Je ne m’attendais pas, quand je fis cette pièce, que je la verrais exécutée par des Russes, près du lac de Genève. Ce monde-ci est une plaisante pièce de théâtre, et MM. du clergé, qui me mêlent dans leurs caquets (2), sont de plaisants comédiens. Respect et tendresse.
1 – Editeurs, de Cayrol et A. François. (G.A.)
2 – Dans les Actes de l’assemblée générale du clergé de France, publiés en septembre, se trouve la condamnation de l’Essai sur les mœurs. (G.A.)
à M. Thomas.
22 Septembre 1765.
Je n’ai reçu qu’aujourd’hui, monsieur, le présent dont vous m’avez honoré (1), et la lettre charmante dont vous l’accompagnez. La mort de notre résident, chez qui le paquet est resté longtemps, a retardé mon plaisir, et je me hâte de vous témoigner ma reconnaissance ; vous ne savez pas combien je vous suis redevable. Ce n’est point là un discours académique, c’est un excellent ouvrage d’éloquence et de philosophie. Autrefois nous donnions pour sujet du prix des textes faits pour le séminaire de Saint-Sulpice ; aujourd’hui les sujets sont dignes de vous. Il est plaisant qu’à la suite d’un écrit si sublime il se trouve une approbation de deux docteurs ; elle ne peut nuire pourtant à votre ouvrage ; il est admirable, malgré leur suffrage.
On ne lit plus Descartes, mais on lira son éloge, qui est en même temps le vôtre. Ah ! monsieur, que vous y montrez une belle âme et un esprit éclairé : quel morceau que l’histoire de la persécution du nommé Voët contre Descartes ! Vous avez employé et fortifié les crayons de Démosthène pour peindre un coquin absurde qui ose poursuivre un grand homme. Vous m’avez fait un grand plaisir de ne pas oublier le petit conseiller de province, qui méprisait le philosophe son frère. Tout votre ouvrage m’enchante d’un bout à l’autre. Je vais le relire dès que j’aurai dicté ma lettre ; car l’état où je suis me permet rarement d’écrire. Vous avez parfaitement séparé le génie de Descartes de ses chimères, et vous avez habilement montré combien l’auteur même des tourbillons était un homme supérieur.

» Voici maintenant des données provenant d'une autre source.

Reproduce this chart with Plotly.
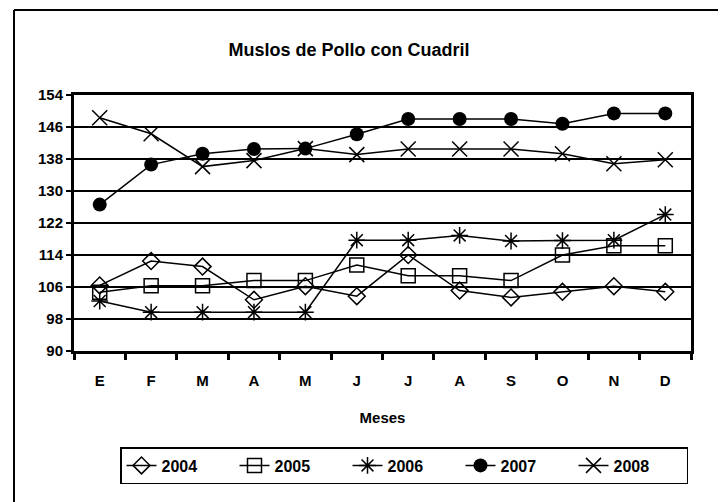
import plotly.graph_objects as go

months = ["E", "F", "M", "A", "M", "J", "J", "A", "S", "O", "N", "D"]
y2004 = [106.4, 112.5, 111.1, 102.8, 106.2, 103.7, 114.0, 105.1, 103.4, 104.8, 106.2, 104.8]
y2005 = [104.7, 106.3, 106.3, 107.6, 107.6, 111.5, 108.8, 108.8, 107.6, 114.0, 116.3, 116.3]
y2006 = [102.5, 99.7, 99.7, 99.7, 99.7, 117.7, 117.7, 118.9, 117.5, 117.6, 117.7, 124.1]
y2007 = [126.6, 136.6, 139.3, 140.5, 140.6, 144.2, 148.0, 148.0, 148.0, 146.8, 149.4, 149.4]
y2008 = [148.3, 144.3, 136.1, 137.6, 140.6, 139.1, 140.5, 140.5, 140.5, 139.3, 136.8, 137.8]
series_names = ["2004", "2005", "2006", "2007", "2008"]
yticks = [90, 98, 106, 114, 122, 130, 138, 146, 154]

x = list(range(1, 13))
FONT = "Liberation Sans, Arial, sans-serif"

specs = [
    (y2004, dict(symbol="diamond-open", size=13, line=dict(width=1.5, color="black"), color="black")),
    (y2005, dict(symbol="square-open", size=14, line=dict(width=1.5, color="black"), color="black")),
    (y2006, dict(symbol="asterisk-open", size=14, line=dict(width=1.5, color="black"), color="black")),
    (y2007, dict(symbol="circle", size=14, color="black", line=dict(width=0))),
    (y2008, dict(symbol="x-thin-open", size=15, line=dict(width=1.5, color="black"), color="black")),
]

fig = go.Figure()
for name, (vals, mk) in zip(series_names, specs):
    fig.add_trace(go.Scatter(
        x=x, y=vals, name="<b>%s</b>" % name, mode="lines+markers",
        line=dict(color="black", width=1.5), marker=mk,
    ))

# page body has an 8px margin; positions below are in figure pixels
L, T, PW, PH = 66, 87, 617, 256
fig.update_layout(
    width=726, height=502,
    margin=dict(l=L, r=726 - L - PW, t=T, b=502 - T - PH),
    paper_bgcolor="white", plot_bgcolor="white",
    font=dict(family=FONT, color="black", size=14),
    title=dict(text="<b>Muslos de Pollo con Cuadril</b>", x=341/726, xanchor="center",
               y=1 - 42/502, yanchor="middle", font=dict(size=18, family=FONT)),
    showlegend=True,
    legend=dict(orientation="h", x=(112 - L) / PW, xanchor="left",
                y=(T + PH - 439) / PH, yanchor="top",
                bordercolor="black", borderwidth=1.5,
                font=dict(size=16, family=FONT), itemwidth=30,
                entrywidth=68, entrywidthmode="pixels"),
)

fig.update_xaxes(
    range=[0.5, 12.5], tickmode="array", tickvals=x,
    ticktext=["<b>%s</b>" % m for m in months], ticks="",
    ticklabelstandoff=14,
    showgrid=False, zeroline=False,
    showline=True, linecolor="black", linewidth=3, mirror=True,
    tickfont=dict(size=15, family=FONT),
    minor=dict(tickvals=[i + 0.5 for i in range(0, 13)], ticks="outside",
               ticklen=6, tickwidth=3, tickcolor="black", showgrid=False),
    title=dict(text="<b>Meses</b>", font=dict(size=15, family=FONT), standoff=25),
)
fig.update_yaxes(
    range=[90, 154], tickmode="array", tickvals=yticks,
    ticktext=["<b>%d</b>" % v for v in yticks],
    ticks="outside", ticklen=5, tickwidth=2, tickcolor="black",
    showgrid=True, gridcolor="black", gridwidth=2, zeroline=False,
    showline=True, linecolor="black", linewidth=3, mirror=True,
    tickfont=dict(size=15, family=FONT),
)

# outer chart-area border (left and top visible)
xl = (6 - L) / PW
yt = (T + PH - 2) / PH
fig.add_shape(type="line", xref="paper", yref="paper", x0=xl, x1=xl, y0=yt, y1=-0.7,
              line=dict(color="black", width=2))
fig.add_shape(type="line", xref="paper", yref="paper", x0=xl, x1=1.1, y0=yt, y1=yt,
              line=dict(color="black", width=2))

fig.write_html("out.html")
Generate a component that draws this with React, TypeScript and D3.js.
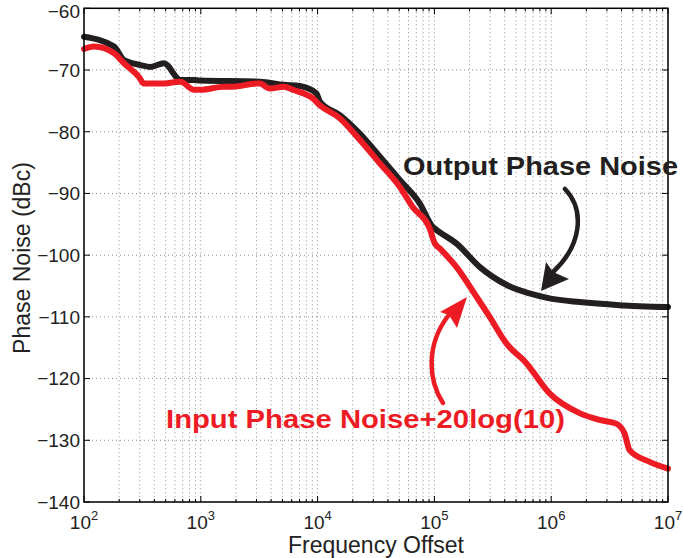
import React from "react";
import * as d3 from "d3";

const outFreq = [100, 181, 220, 305, 372, 483, 671, 873, 982, 3206, 5140, 7047, 9795, 10447, 15488, 22961, 34041, 50466, 74817, 96605, 103992, 154170, 243781, 413048, 653130, 968278, 1749847, 3845918, 10000000];
const outDbc = [-64.6, -66.2, -68.4, -69.2, -69.5, -68.9, -71.6, -71.6, -71.7, -71.9, -72.4, -72.6, -73.8, -75.1, -77.3, -80.3, -84.0, -87.8, -91.6, -95.4, -95.9, -98.1, -101.9, -104.8, -106.2, -107.0, -107.6, -108.1, -108.4];

const inFreq = [100, 122, 181, 220, 295, 326, 453, 671, 873, 995, 1578, 1884, 3020, 3206, 3899, 5140, 6138, 9099, 10447, 15488, 22961, 34041, 50466, 65163, 91201, 100693, 110917, 154170, 228560, 297167, 413048, 612350, 968278, 1749847, 2594179, 3605822, 4246196, 4688134, 6950243, 10000000];
const inDbc = [-66.6, -66.2, -67.3, -68.9, -71.1, -72.2, -72.2, -71.9, -73.2, -73.2, -72.7, -72.7, -72.2, -72.2, -73.0, -72.7, -73.2, -74.6, -75.7, -77.8, -81.3, -85.1, -88.9, -92.2, -95.7, -98.1, -98.9, -101.9, -106.7, -110.0, -114.3, -117.5, -122.4, -125.6, -126.7, -127.3, -128.9, -131.6, -133.5, -134.6];

const yTicks = [-60, -70, -80, -90, -100, -110, -120, -130, -140];
const xDecades = [2, 3, 4, 5, 6, 7];

const RED = "#ED1C24";
const BLACK = "#231F20";

export default function App() {
  const W = 683, H = 558;
  const L = 84, R = 668, T = 8.3, B = 502;
  const x = d3.scaleLog().domain([1e2, 1e7]).range([L, R]);
  const y = d3.scaleLinear().domain([-140, -60]).range([B, T]);

  const line = d3.line<[number, number]>().x(d => x(d[0])).y(d => y(d[1])).curve(d3.curveMonotoneX);
  const outPts = outFreq.map((f, i) => [f, outDbc[i]] as [number, number]);
  const inPts = inFreq.map((f, i) => [f, inDbc[i]] as [number, number]);

  const minor: number[] = [];
  for (let e = 2; e < 7; e++) for (let m = 1; m <= 9; m++) minor.push(m * Math.pow(10, e));
  minor.push(1e7);

  const font = "'Liberation Sans', Arial, Helvetica, sans-serif";

  return (
    <svg width={W} height={H} style={{ position: "absolute", left: 0, top: 0, background: "#fff" }} fontFamily={font}>
      <rect x={0} y={0} width={W} height={H} fill="#fff" />
      {/* grid */}
      <g stroke="#8a8a8a" strokeWidth={1} strokeDasharray="1,3">
        {minor.map((f, i) => (
          <line key={"gx" + i} x1={x(f)} x2={x(f)} y1={T} y2={B} />
        ))}
        {yTicks.map((v, i) => (
          <line key={"gy" + i} x1={L} x2={R} y1={y(v)} y2={y(v)} />
        ))}
      </g>
      {/* ticks */}
      <g stroke="#000" strokeWidth={1}>
        {minor.map((f, i) => {
          const major = Math.abs(Math.log10(f) - Math.round(Math.log10(f))) < 1e-9;
          const len = major ? 6 : 3;
          return (
            <g key={"tx" + i}>
              <line x1={x(f)} x2={x(f)} y1={B} y2={B - len} />
              <line x1={x(f)} x2={x(f)} y1={T} y2={T + len} />
            </g>
          );
        })}
        {yTicks.map((v, i) => (
          <g key={"ty" + i}>
            <line x1={L} x2={L + 6} y1={y(v)} y2={y(v)} />
            <line x1={R} x2={R - 6} y1={y(v)} y2={y(v)} />
          </g>
        ))}
      </g>
      {/* curves */}
      <path d={line(outPts) || ""} fill="none" stroke={BLACK} strokeWidth={6} strokeLinejoin="round" strokeLinecap="round" />
      <path d={line(inPts) || ""} fill="none" stroke={RED} strokeWidth={6} strokeLinejoin="round" strokeLinecap="round" />
      {/* box */}
      <rect x={L} y={T} width={R - L} height={B - T} fill="none" stroke="#000" strokeWidth={1.5} />
      {/* y tick labels */}
      <g fontSize={19} fill="#222" textAnchor="end">
        {yTicks.map((v, i) => (
          <text key={"yl" + i} x={L - 4} y={Math.max(y(v) + 6.8, 17.6)}>{"\u2212" + Math.abs(v)}</text>
        ))}
      </g>
      {/* x tick labels */}
      <g fill="#222">
        {xDecades.map((e, i) => (
          <text key={"xl" + i} x={x(Math.pow(10, e))} y={529} textAnchor="middle" fontSize={19}>
            10<tspan fontSize={13} dy={-9}>{e}</tspan>
          </text>
        ))}
      </g>
      {/* axis titles */}
      <text x={376} y={553} textAnchor="middle" fontSize={23} fill="#222">Frequency Offset</text>
      <text transform="translate(30,258) rotate(-90)" textAnchor="middle" fontSize={23} fill="#222">Phase Noise (dBc)</text>
      {/* annotations */}
      <text x={403} y={175} fontSize={26} fontWeight="bold" fill={BLACK} textLength={275} lengthAdjust="spacingAndGlyphs">Output Phase Noise</text>
      <text x={166} y={428} fontSize={26.5} fontWeight="bold" fill={RED} textLength={399} lengthAdjust="spacingAndGlyphs">Input Phase Noise+20log(10)</text>
      {/* black arrow */}
      <path d="M565,189 C585,210 582,245 553,272" fill="none" stroke={BLACK} strokeWidth={4.5} strokeLinecap="round" />
      <path d="M541,291 L546,262 L553,272 L569,279 Z" fill={BLACK} />
      {/* red arrow */}
      <path d="M443,403 C428,380 426,345 448,316" fill="none" stroke={RED} strokeWidth={4.5} strokeLinecap="round" />
      <path d="M467,297 L440,312 L449,315 L457,328 Z" fill={RED} />
    </svg>
  );
}
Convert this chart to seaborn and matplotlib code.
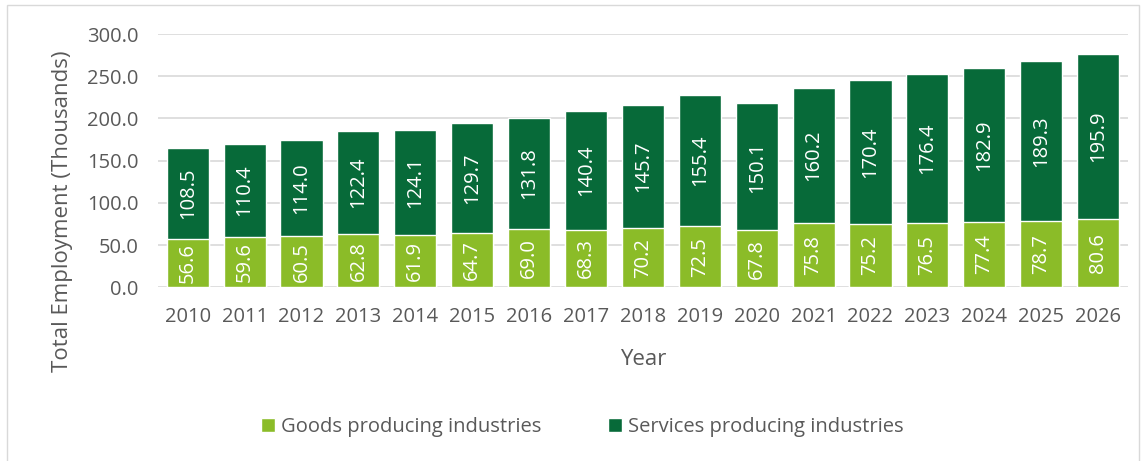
import numpy as np
import pandas as pd
import matplotlib
matplotlib.use("Agg")
import matplotlib.pyplot as plt
import seaborn as sns
from matplotlib.patches import Patch, Rectangle

# ============================================================================
# DATA
# ============================================================================

years = ["2010", "2011", "2012", "2013", "2014", "2015", "2016", "2017", "2018",
         "2019", "2020", "2021", "2022", "2023", "2024", "2025", "2026"]

goods = [56.6, 59.6, 60.5, 62.8, 61.9, 64.7, 69.0, 68.3, 70.2,
         72.5, 67.8, 75.8, 75.2, 76.5, 77.4, 78.7, 80.6]

services = [108.5, 110.4, 114.0, 122.4, 124.1, 129.7, 131.8, 140.4, 145.7,
            155.4, 150.1, 160.2, 170.4, 176.4, 182.9, 189.3, 195.9]

yticks = [0, 50, 100, 150, 200, 250, 300]

goods_color = "#8BBC28"
services_color = "#076A39"
text_color = "#595959"

df = pd.DataFrame({"Year": years, "Goods": goods, "Services": services})
df["Total"] = df["Goods"] + df["Services"]

# ============================================================================
# PLOT
# ============================================================================

sns.set_style("white")
plt.rcParams["font.family"] = ["Open Sans", "DejaVu Sans"]

fig = plt.figure(figsize=(11.46, 4.61), dpi=100)
ax = fig.add_axes([0.138, 0.377, 0.846, 0.549])

# services drawn as total, goods on top of it
sns.barplot(data=df, x="Year", y="Total", color=services_color,
            saturation=1, width=0.74, ax=ax, zorder=2)
sns.barplot(data=df, x="Year", y="Goods", color=goods_color,
            saturation=1, width=0.74, ax=ax, zorder=3)

for i, row in df.iterrows():
    ax.text(i, row["Goods"] / 2, f"{row['Goods']:.1f}", rotation=90,
            ha="center", va="center", color="white", fontsize=14.5, zorder=4)
    ax.text(i, row["Goods"] + row["Services"] / 2, f"{row['Services']:.1f}",
            rotation=90, ha="center", va="center", color="white",
            fontsize=14.5, zorder=4)

ax.set_ylim(0, 300)
ax.set_yticks(yticks)
ax.set_yticklabels([f"{v:.1f}" for v in yticks])
ax.set_xlim(-0.52, len(years) - 0.48)
ax.yaxis.grid(True, color="#D9D9D9", linewidth=1.2, zorder=0)
ax.set_axisbelow(True)
for s in ax.spines.values():
    s.set_visible(False)

ax.tick_params(axis="both", colors=text_color, labelsize=14.5, length=0)
ax.tick_params(axis="x", pad=14)
ax.tick_params(axis="y", pad=14)

ax.set_xlabel("Year", fontsize=16, color=text_color, labelpad=16)
ax.set_ylabel("Total Employment (Thousands)", fontsize=16, color=text_color)
ax.yaxis.set_label_coords(-0.088, 0.3)

handles = [Patch(facecolor=goods_color, label="Goods producing industries"),
           Patch(facecolor=services_color, label="Services producing industries")]
leg = fig.legend(handles=handles, loc="center", bbox_to_anchor=(0.508, 0.074),
                 ncol=2, frameon=False, fontsize=14.5, handlelength=0.7,
                 handleheight=0.7, handletextpad=0.3, columnspacing=3.3)
for t in leg.get_texts():
    t.set_color(text_color)

# chart area border
fig.patches.append(Rectangle((0.006, -0.01), 0.988, 0.999, transform=fig.transFigure,
                             fill=False, edgecolor="#D9D9D9", linewidth=1))

fig.savefig("out.png", dpi=100)
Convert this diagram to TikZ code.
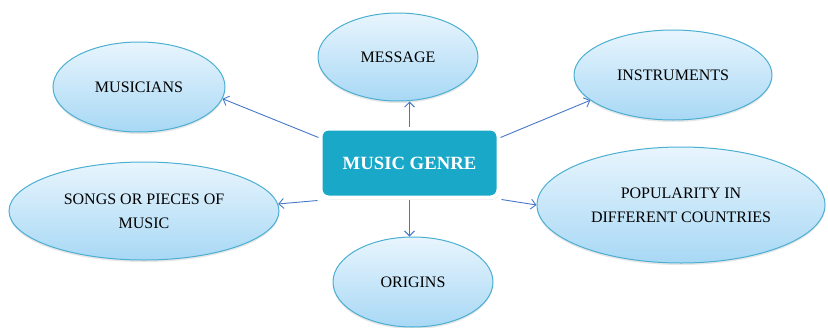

On m’a dit que vous faites un poème épique sur le czar Pierre (2). Vous êtes fait pour célébrer les grands hommes ; c’est à vous à peindre vos confrères. Je m’imagine qu’il y aura une philosophie sublime dans votre poème. Le siècle est monté à ce ton-là, et vous n’y avez pas peu contribué.
Vous faites, dans votre Eloge de Descartes, un éloge de la solitude qui m’a bien touché. Plût à Dieu que vous voulussiez bien partager la mienne, et vivre, avec moi, comme un frère que l’éloquence, la poésie, et la philosophie m’ont donné : J’ai dans ma masure un homme qui est comme moi votre admirateur, et avec qui je voudrais passer le reste de ma vie : c’est M. Damilaville qu’un malheureux emploi de finance rappelle à Paris. Il vous dira quelle obligation je vous aurai, si vous daignez venir tenir sa place. Il est vrai que dans l’été nous avons un peu de monde, et même des spectacles ; mais je n’en suis pas moins solitaire. Vous travailleriez avec le plus grand loisir, vous feriez renaître ces temps que nos petits-maîtres regardent comme des fables, où les talents et la philosophie réunissaient des amis sous le même toit.
J’ai bien peur que ma proposition ne soit aussi une fable ; mais enfin il ne tiendra qu’à vous d’en faire la vérité la plus consolante pour votre serviteur, pour votre admirateur, et, permettez-moi de le dire, pour votre ami.
1 – Eloge de René Descartes, qui a remporté le prix de l’Académie française. (G.A.)